Landrieu said he was told that each basket of water, when it hits earth, covers an area about the size of a pickup truck.
Along the East Coast, some 40 hot spots in the Great Dismal Swamp were still smoldering even after Hurricane Irene dumped 10 to 15 inches of rain on the area, according to a news release posted Tuesday on the U.S. Fish and Wildlife Service website. That fire that lightning started on Aug. 4 has burned more than 6,000 acres in southeastern Virginia and northeastern North Carolina.
Some New Orleans schools had canceled outdoor activities because of smoke which has spread across the metropolitan area for three days. Meteorologists expected the smoke to move north over Lake Pontchartrain by evening, but to settle over the metro area again overnight.

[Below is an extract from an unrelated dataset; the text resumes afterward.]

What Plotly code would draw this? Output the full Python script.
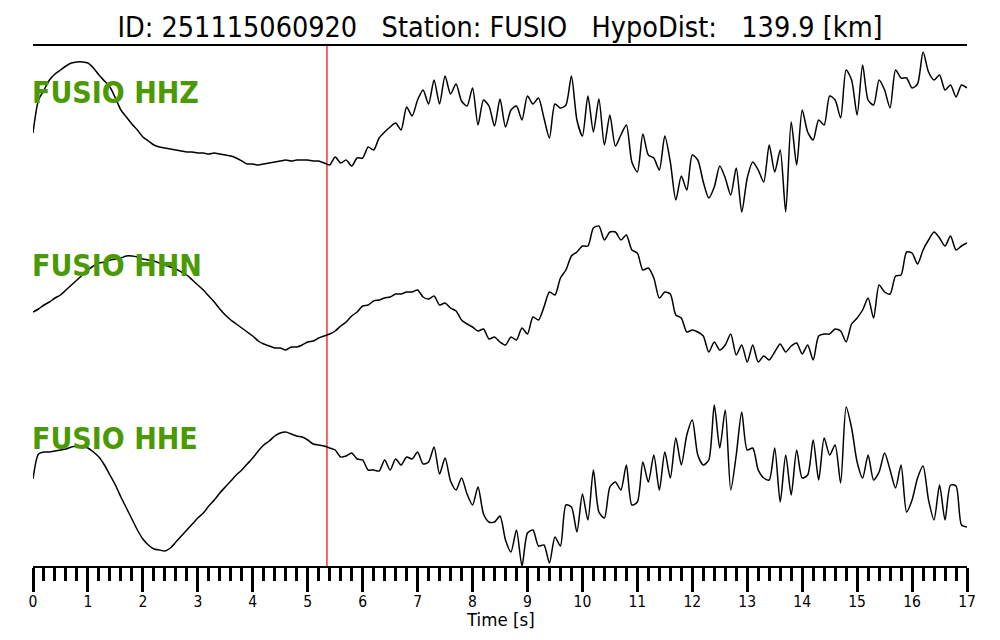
import numpy as np
import plotly.graph_objects as go

# Sample times [s] (0.1 s spacing, 0..17 s)
time_s = np.round(np.arange(171) * 0.1, 1)

# Amplitudes (arbitrary units, positive = up)
hhz = [
    -3, 30, 40, 50, 56, 60, 64, 67, 68, 68,
    67, 62, 55, 49, 43, 32, 20, 13, 6, 0,
    -7, -11, -15, -17, -18, -19, -20, -21, -22, -22,
    -23, -23, -24, -23, -24, -25, -26, -28, -31, -34,
    -34, -35, -34, -33, -32, -31, -30, -31, -30, -30,
    -30, -31, -31, -33, -35, -27, -33, -30, -36, -28,
    -28, -17, -20, -8, -2, 3, 7, 0, 23, 14,
    30, 40, 26, 50, 26, 54, 36, 46, 29, 24,
    42, 5, 30, 24, 4, 31, 3, 20, 24, 10,
    34, 26, 32, 12, -8, 26, 22, 25, 54, 10,
    -6, 34, -2, 31, -15, 15, -16, -5, 5, -32,
    -42, -4, -25, -28, -40, -6, -32, -70, -46, -60,
    -25, -30, -52, -68, -57, -36, -48, -65, -38, -82,
    -48, -32, -40, -52, -15, -42, -20, -82, 8, -35,
    20, -2, -10, 10, 5, 34, 30, 12, 60, 50,
    15, 65, 30, 25, 50, 40, 22, 60, 52, 52,
    42, 46, 78, 58, 50, 55, 40, 45, 33, 45, 42,
]
hhn = [
    -12, -9, -5, -2, 2, 5, 10, 15, 20, 25,
    30, 34, 37, 38, 40, 41, 42, 44, 44, 43,
    41, 40, 39, 37, 35, 33, 31, 28, 25, 20,
    15, 10, 4, -2, -9, -15, -20, -24, -28, -32,
    -36, -41, -44, -46, -48, -48, -50, -47, -47, -45,
    -42, -41, -38, -36, -34, -31, -26, -22, -16, -12,
    -6, -5, -1, 0, 2, 3, 6, 6, 8, 8,
    10, 3, 1, 4, -5, -3, -8, -11, -20, -24,
    -27, -31, -29, -39, -37, -42, -45, -37, -40, -28,
    -34, -17, -20, -7, 8, 5, 22, 30, 44, 48,
    54, 54, 72, 74, 60, 68, 68, 60, 65, 50,
    47, 30, 32, 22, 2, 8, 6, -15, -18, -32,
    -30, -32, -36, -52, -42, -50, -45, -34, -55, -45,
    -62, -45, -62, -56, -60, -52, -44, -52, -46, -43,
    -54, -45, -60, -36, -34, -34, -29, -31, -42, -24,
    -18, -10, 2, -18, 15, 8, 6, 24, 25, 48,
    47, 36, 50, 60, 68, 62, 54, 64, 50, 54, 57,
]
hhe = [
    6, 31, 33, 33, 34, 35, 36, 38, 39, 39,
    37, 33, 28, 20, 10, 0, -12, -23, -34, -45,
    -54, -60, -64, -65, -66, -63, -57, -51, -45, -39,
    -33, -28, -21, -15, -8, -2, 4, 10, 15, 21,
    27, 34, 40, 44, 49, 52, 53, 51, 49, 48,
    45, 41, 40, 39, 37, 35, 28, 29, 32, 26,
    25, 15, 15, 14, 25, 15, 26, 20, 28, 26,
    33, 21, 23, 38, 11, 27, 4, -5, 7, -9,
    -20, -2, -29, -37, -37, -31, -55, -67, -45, -81,
    -48, -45, -61, -60, -78, -52, -61, -20, -22, -47,
    -9, -35, 15, -27, -33, -2, 3, -5, 20, -20,
    -17, 23, 3, 30, -5, 33, 7, 47, 20, 50,
    65, 30, 20, 25, 80, 37, 75, -5, 30, 73,
    35, 37, 15, 7, 5, 37, -17, 30, -10, 35,
    7, 10, 45, 5, 47, 30, 40, 2, 78, 57,
    23, 7, 30, 5, 13, 32, 15, -3, 20, -27,
    -15, 7, 19, -15, -35, 0, -35, 0, -1, -40, -42,
]

channels = ["FUSIO HHZ", "FUSIO HHN", "FUSIO HHE"]
series = [hhz, hhn, hhe]
offsets = [0, -170, -355]
label_pos = [38, -135, -308]
pick_time = 5.35
title_text = "ID: 251115060920\u00a0\u00a0\u00a0Station: FUSIO\u00a0\u00a0\u00a0HypoDist:\u00a0\u00a0\u00a0139.9 [km]"

FONT = "DejaVu Sans Condensed, DejaVu Sans, sans-serif"

fig = go.Figure()
for vals, off in zip(series, offsets):
    fig.add_trace(go.Scatter(
        x=time_s, y=np.array(vals) + off, mode="lines",
        line=dict(color="black", width=1.5, shape="spline", smoothing=0.7),
        hoverinfo="skip", showlegend=False,
    ))

fig.add_shape(type="line", x0=pick_time, x1=pick_time, xref="x", yref="paper",
              y0=0, y1=1, line=dict(color="#e8141e", width=1.3), layer="below")

for name, yp in zip(channels, label_pos):
    fig.add_annotation(text="<b>" + name + "</b>", x=0, xref="paper", xanchor="left",
                       xshift=-3, y=yp, yref="y", yanchor="middle", showarrow=False,
                       font=dict(family=FONT, size=30, color="#4b9a05"))

fig.add_annotation(text="Time [s]", x=0.5, xref="paper", xanchor="center",
                   y=0, yref="paper", yanchor="middle", yshift=-53,
                   showarrow=False, font=dict(family=FONT, size=18.5, color="black"))

fig.update_layout(
    width=1000, height=640,
    margin=dict(l=33, r=33, t=46, b=74),
    paper_bgcolor="white", plot_bgcolor="white",
    title=dict(text=title_text, x=0.5, xanchor="center", y=1 - 27 / 640,
               yanchor="middle", yref="container",
               font=dict(family=FONT, size=28.5, color="black")),
    xaxis=dict(
        range=[0, 17], showgrid=False, zeroline=False,
        showline=True, linecolor="black", linewidth=2, mirror=True,
        ticks="outside", ticklen=24, tickwidth=2.5, tickcolor="black",
        dtick=1, tick0=0, ticklabelstandoff=-4,
        tickfont=dict(family=FONT, size=15.5, color="black"),
        minor=dict(ticks="outside", dtick=0.2, tick0=0, ticklen=13,
                   tickwidth=2.5, tickcolor="black", showgrid=False),
    ),
    yaxis=dict(range=[-436, 84], visible=False, showgrid=False, zeroline=False),
)

fig.write_html("out.html", config={"displayModeBar": False},
               post_script="document.body.style.margin='0';")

A Louisiana Department of Agriculture and Forestry spokesman said the larger fire was likely to burn itself out by Wednesday afternoon, but Landrieu said it could take two days.
Even then, it could keep burning underground.
"Once it's underground, it's next to impossible to fight," said Bret Lane, the top firefighter for the state's agriculture department. "You can't bring enough water to wet down that soil."
The emergency department at the Interim LSU Public Hospital, which usually treats four or five patients a day for asthma, treated 24 patients with breathing problems in 24 hours, spokesman Marvin McGraw said. But it's not clear if all were because of the smoke, he said. Those with breathing problems have been urged to stay inside in the air conditioning.
Jasmine Groves, who lives less than four miles from the New Orleans fire, said there was so little smoke around her house that she didn't bring her asthma inhaler into the central business district for a class Tuesday, only to have to deal with heavy smoke 10 miles from the fire.
"This is making breathing so hard," she said. Even after her class was over, she said, "I'm still tasting it in my mouth."